There have been other changes. Sam’s used to pay out 85% of earnings to its limited partners. But last year “the Ayatollah Greenberg,” as Steve called himself, slashed the pay-out to 65%, even though the limited partners must pay tax on 100% of the earnings, whether they are distributed or reinvested.


As a result, Steve said, the most recent distribution was only 15% more than the total tax liability on the annual profit.

Similarly, he has begun some modest advertising--by putting the company name on the side of its trucks. Previously, Sam kept the trucks unmarked.

In perhaps the most uncharacteristic step of all, the Greenbergs are erecting a three-story, 15,000-square-foot headquarters building for $1.5 million at their Van Nuys rental yard.

Better Working Environment


The new building will contain plenty of customer space and is part of Steve’s effort to bring in more consumer business.

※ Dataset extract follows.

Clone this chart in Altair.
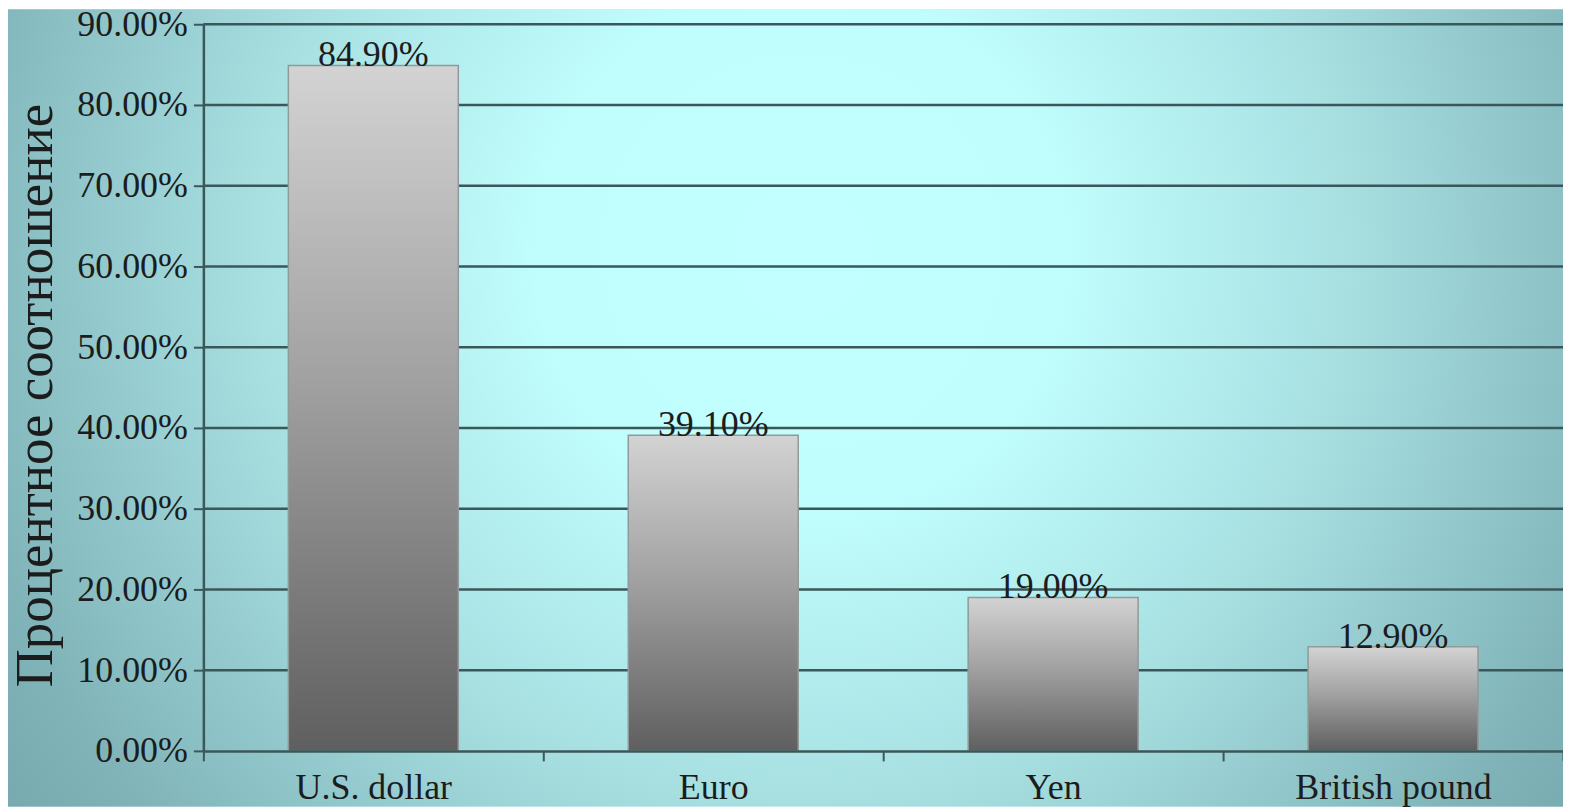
import altair as alt
import pandas as pd

categories = ["U.S. dollar", "Euro", "Yen", "British pound"]
values = [0.849, 0.391, 0.190, 0.129]
y_ticks = [0.0, 0.1, 0.2, 0.3, 0.4, 0.5, 0.6, 0.7, 0.8, 0.9]
grid_values = [0.1, 0.2, 0.3, 0.4, 0.5, 0.6, 0.7, 0.8, 0.9]
y_title = "Процентное соотношение"

df = pd.DataFrame({"category": categories, "value": values})
grid_df = pd.DataFrame({"g": grid_values})

FONT = "Liberation Serif"
LINE = "#3b5759"
TEXT = "#1c1c1c"
W, H = 1364, 729
PL, PT, PR, PB = 196, 15, 0, 56

x_enc = alt.X("category:N", sort=categories, title=None,
              scale=alt.Scale(paddingInner=0, paddingOuter=0),
              axis=alt.Axis(labelAngle=0, tickBand="extent", tickSize=10,
                            labelPadding=10, labelFontSize=36, labelLimit=0,
                            zindex=1))
y_scale = alt.Scale(domain=[0, 0.9], nice=False)

bg = alt.Chart(pd.DataFrame({"k": [0]})).mark_rect(
    fill=alt.RadialGradient(
        gradient="radial", x1=0.51, y1=0.40, r1=0, x2=0.51, y2=0.40, r2=1,
        stops=[
            alt.GradientStop(color="#c2ffff", offset=0),
            alt.GradientStop(color="#c0fdfd", offset=0.17),
            alt.GradientStop(color="#a8e0e2", offset=0.35),
            alt.GradientStop(color="#80b4b9", offset=0.55),
            alt.GradientStop(color="#6e9fa5", offset=0.7),
            alt.GradientStop(color="#62939a", offset=1),
        ]),
).encode(
    x=alt.value(-PL), x2=alt.value(W + PR),
    y=alt.value(-PT), y2=alt.value(H + PB),
)

grid = alt.Chart(grid_df).mark_rule(color=LINE, strokeWidth=2.5).encode(
    y=alt.Y("g:Q", scale=y_scale),
)

bars = alt.Chart(df).mark_bar(
    fill=alt.LinearGradient(
        gradient="linear", x1=0, y1=0, x2=0, y2=1,
        stops=[
            alt.GradientStop(color="#d3d3d3", offset=0),
            alt.GradientStop(color="#a2a2a2", offset=0.45),
            alt.GradientStop(color="#5f5f5f", offset=1),
        ]),
    stroke="#909a9a", strokeWidth=1.5,
    width=alt.RelativeBandSize(0.5),
).encode(
    x=x_enc,
    y=alt.Y("value:Q", scale=y_scale,
            axis=alt.Axis(values=y_ticks, format=".2%", title=y_title,
                          tickSize=10, labelPadding=6, labelFontSize=36,
                          titleFontSize=53, titleX=-152, titleY=372,
                          titleBaseline="alphabetic", zindex=1)),
)

labels = alt.Chart(df).mark_text(
    font=FONT, fontSize=36, baseline="alphabetic", dy=1, color=TEXT,
).encode(
    x=alt.X("category:N", sort=categories),
    y=alt.Y("value:Q", scale=y_scale),
    text=alt.Text("value:Q", format=".2%"),
)

chart = alt.layer(bg, grid, bars, labels).properties(
    width=W, height=H,
    autosize=alt.AutoSizeParams(type="none"),
    padding={"left": PL, "top": PT, "right": PR, "bottom": PB},
).configure_view(stroke=None).configure_axis(
    grid=False,
    domainColor=LINE, domainWidth=2.5, tickColor=LINE, tickWidth=2,
    labelFont=FONT, labelColor=TEXT, titleFont=FONT, titleColor=TEXT,
    titleFontWeight="normal",
)

chart.save("out.html", embed_options={"renderer": "svg", "actions": False})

Also, he said, the family was entitled to a decent working environment for the first time in more than half a century.

The business was started more or less by accident in 1933, when the Greenbergs were in the used car business and started renting a truck they couldn’t sell.

Despite the family’s wealth today, there is no fire insurance on any of the 100 buildings it owns, said Sam.

Steve adds that there is no collision insurance on any company vehicle. And since Sam only pays cash, there are no lenders to insist on coverage. Sam does have liability insurance, but he said minding the store is the most important thing, and anyway, he takes the long view.


“We’ve been here 53 years,” he said, “and we get sued every week. But we’re still here.”